JP Morgan Chase has increased its spending on technology in order to improve compliance controls as it seeks to re-focus its business to meet new regulatory demands. It has also taken on a number of new staff in IT-related roles.
In a memo published on Tuesday, JP Morgan chief executive Jamie Dimon said that the US investment bank had upped its total spend on technology by 27 percent since 2011 in order to help meet regulatory requirements.
In addition JP Morgan has constructed a ”state-of-the art control room” at its corporate headquarters, which will provide data analysis and reporting relating to control and operational risk data across the organisation.

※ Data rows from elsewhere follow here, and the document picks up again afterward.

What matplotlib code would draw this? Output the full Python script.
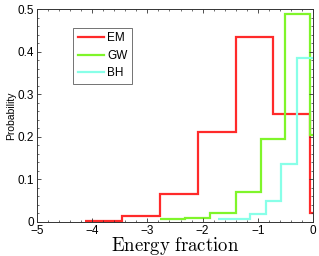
import matplotlib
matplotlib.use("Agg")
import matplotlib.pyplot as plt
from matplotlib.ticker import MultipleLocator

plt.rcParams['font.family'] = ['Liberation Sans', 'DejaVu Sans']
plt.rcParams['mathtext.fontset'] = 'cm'

# Data (log10 energy fraction histograms)
em_edges = [-4.13, -3.46, -2.77, -2.08, -1.40, -0.72, -0.05, 0.6]
em_vals = [0.003, 0.014, 0.065, 0.212, 0.435, 0.254, 0.021]
gw_edges = [-2.77, -2.32, -1.86, -1.40, -0.95, -0.50, -0.05, 0.6]
gw_vals = [0.006, 0.009, 0.022, 0.071, 0.194, 0.489, 0.204]
bh_edges = [-1.72, -1.15, -0.86, -0.58, -0.29, 0.6]
bh_vals = [0.006, 0.019, 0.050, 0.136, 0.385]

labels = ['EM', 'GW', 'BH']
colors = ['#ff2a2a', '#7ff52a', '#88ffe8']

fig = plt.figure(figsize=(3.19, 2.56), dpi=100)
ax = fig.add_axes([37/319, 34/256, 276/319, 213/256])

for edges, vals, lab, col in zip([em_edges, gw_edges, bh_edges],
                                 [em_vals, gw_vals, bh_vals], labels, colors):
    ax.stairs(vals, edges, baseline=None, color=col, lw=1.6, label=lab)

ax.set_xlim(-5, 0)
ax.set_ylim(0, 0.5)
ax.xaxis.set_major_locator(MultipleLocator(1))
ax.xaxis.set_minor_locator(MultipleLocator(0.2))
ax.yaxis.set_major_locator(MultipleLocator(0.1))
ax.yaxis.set_minor_locator(MultipleLocator(0.02))
ax.set_yticks([0, 0.1, 0.2, 0.3, 0.4, 0.5])
ax.set_yticklabels(['0', '0.1', '0.2', '0.3', '0.4', '0.5'])
ax.set_xticks([-5, -4, -3, -2, -1, 0])
ax.set_xticklabels(['\u22125', '\u22124', '\u22123', '\u22122', '\u22121', '0'])
ax.tick_params(which='both', direction='in', top=True, right=True,
               labelsize=8.5, pad=2, color='#333333')
ax.tick_params(which='major', length=3, width=0.6)
ax.tick_params(which='minor', length=1.6, width=0.5)
for s in ax.spines.values():
    s.set_linewidth(0.7)
    s.set_color('#333333')

ax.set_xlabel(r'$\mathrm{Energy\ fraction}$', fontsize=13.5, labelpad=-1)
ax.set_ylabel('Probability', fontsize=7.5, labelpad=1)

leg = ax.legend(loc='upper left', bbox_to_anchor=(0.13, 0.912), fontsize=8.5,
                frameon=True, fancybox=False, edgecolor='#333333',
                handlelength=2.2, handletextpad=0.3, borderpad=0.4,
                labelspacing=0.45, borderaxespad=0)
leg.get_frame().set_linewidth(0.6)

fig.savefig('out.png', dpi=100)
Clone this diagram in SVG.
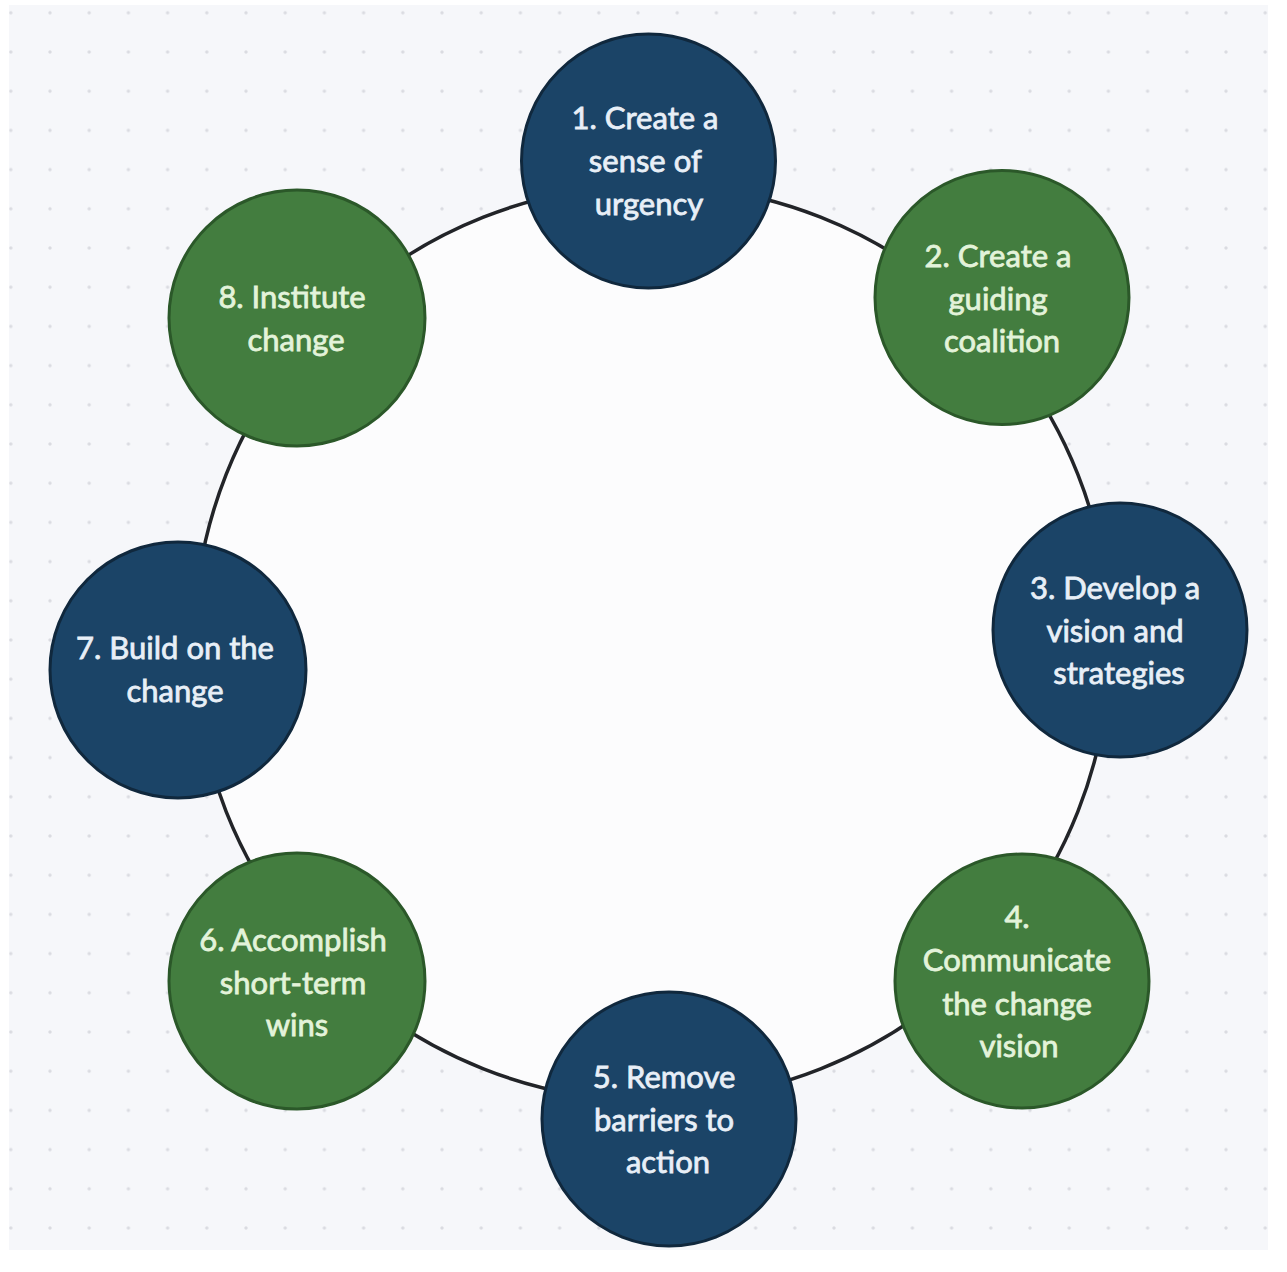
<svg xmlns="http://www.w3.org/2000/svg" width="1287" height="1272" viewBox="0 0 1287 1272">
  <defs>
    <pattern id="dots" patternUnits="userSpaceOnUse" x="-8.8" y="-6.8" width="39.2" height="39.2">
      <circle cx="19.6" cy="19.6" r="1.7" fill="#dadbe1"/>
    </pattern>
    <style>
      .node-blue { fill: #1b4467; stroke: #10283d; stroke-width: 3; }
      .node-green { fill: #437d3f; stroke: #2b5829; stroke-width: 3; }
      .ring { fill: #fcfcfd; stroke: #222428; stroke-width: 3.5; }
      .label { font-family: Lato, "Liberation Sans", sans-serif; font-size: 31px; text-anchor: middle; stroke-width: 0.8; }
      .label-blue { fill: #e8eff7; stroke: #e8eff7; }
      .label-green { fill: #e3f3da; stroke: #e3f3da; }
    </style>
  </defs>

  <!-- canvas -->
  <rect x="0" y="0" width="1287" height="1272" fill="#ffffff"/>
  <rect x="9" y="5" width="1259" height="1245" fill="#f6f7fa"/>
  <rect x="9" y="5" width="1259" height="1245" fill="url(#dots)"/>

  <!-- cycle connector -->
  <g id="connectors">
    <circle class="ring" cx="652" cy="643" r="458"/>
  </g>

  <g id="node-1">
    <circle class="node-blue" cx="648.5" cy="161" r="127"/>
    <text class="label label-blue">
      <tspan x="649" y="129">1. Create a</tspan>
      <tspan x="649" y="172">sense of</tspan>
      <tspan x="649" y="215">urgency</tspan>
    </text>
  </g>

  <g id="node-2">
    <circle class="node-green" cx="1002" cy="297.5" r="127"/>
    <text class="label label-green">
      <tspan x="1002" y="267">2. Create a</tspan>
      <tspan x="1002" y="310">guiding</tspan>
      <tspan x="1002" y="352">coalition</tspan>
    </text>
  </g>

  <g id="node-3">
    <circle class="node-blue" cx="1120" cy="630" r="127"/>
    <text class="label label-blue">
      <tspan x="1119" y="599">3. Develop a</tspan>
      <tspan x="1119" y="642">vision and</tspan>
      <tspan x="1119" y="684">strategies</tspan>
    </text>
  </g>

  <g id="node-4">
    <circle class="node-green" cx="1022" cy="981" r="127"/>
    <text class="label label-green">
      <tspan x="1021" y="928">4.</tspan>
      <tspan x="1021" y="971">Communicate</tspan>
      <tspan x="1021" y="1015">the change</tspan>
      <tspan x="1019" y="1057">vision</tspan>
    </text>
  </g>

  <g id="node-5">
    <circle class="node-blue" cx="669" cy="1119" r="127"/>
    <text class="label label-blue">
      <tspan x="668" y="1088">5. Remove</tspan>
      <tspan x="668" y="1131">barriers to</tspan>
      <tspan x="668" y="1173">action</tspan>
    </text>
  </g>

  <g id="node-6">
    <circle class="node-green" cx="297" cy="981" r="128"/>
    <text class="label label-green">
      <tspan x="297" y="951">6. Accomplish</tspan>
      <tspan x="297" y="994">short-term</tspan>
      <tspan x="297" y="1036">wins</tspan>
    </text>
  </g>

  <g id="node-7">
    <circle class="node-blue" cx="178" cy="670" r="128"/>
    <text class="label label-blue">
      <tspan x="179" y="659">7. Build on the</tspan>
      <tspan x="175" y="702">change</tspan>
    </text>
  </g>

  <g id="node-8">
    <circle class="node-green" cx="297" cy="318" r="128"/>
    <text class="label label-green">
      <tspan x="296" y="308">8. Institute</tspan>
      <tspan x="296" y="351">change</tspan>
    </text>
  </g>
</svg>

Overall JP Morgan has increased its spend on controls by approximately $1 billion (£630 million) this year alone, Dimon said, with improvements to procedures in areas such as anti-money laundering.
The bank has also increased the number of employees dedicated to improving controls, taking on around 4,000 staff since the beginning of 2012 in a variety of roles including IT, compliance and risk.
The statement comes as the bank prepares to agree to a settlement that will see it pay $800 million to the Federal Reserve and Securities and Exchange Commission (SEC) following the London Whale trading incident in 2012 which saw the firm lose over $6.2 billion (£3.9 billion).
Dimon said that the measures taken in the past two years to improve compliance controls represent an “unprecedented effort” for the firm.
“Never before have we focused so much time, effort, brainpower, technological power and money on a single, enterprise-wide objective,” he said. “Make no mistake—we are going to get this right.”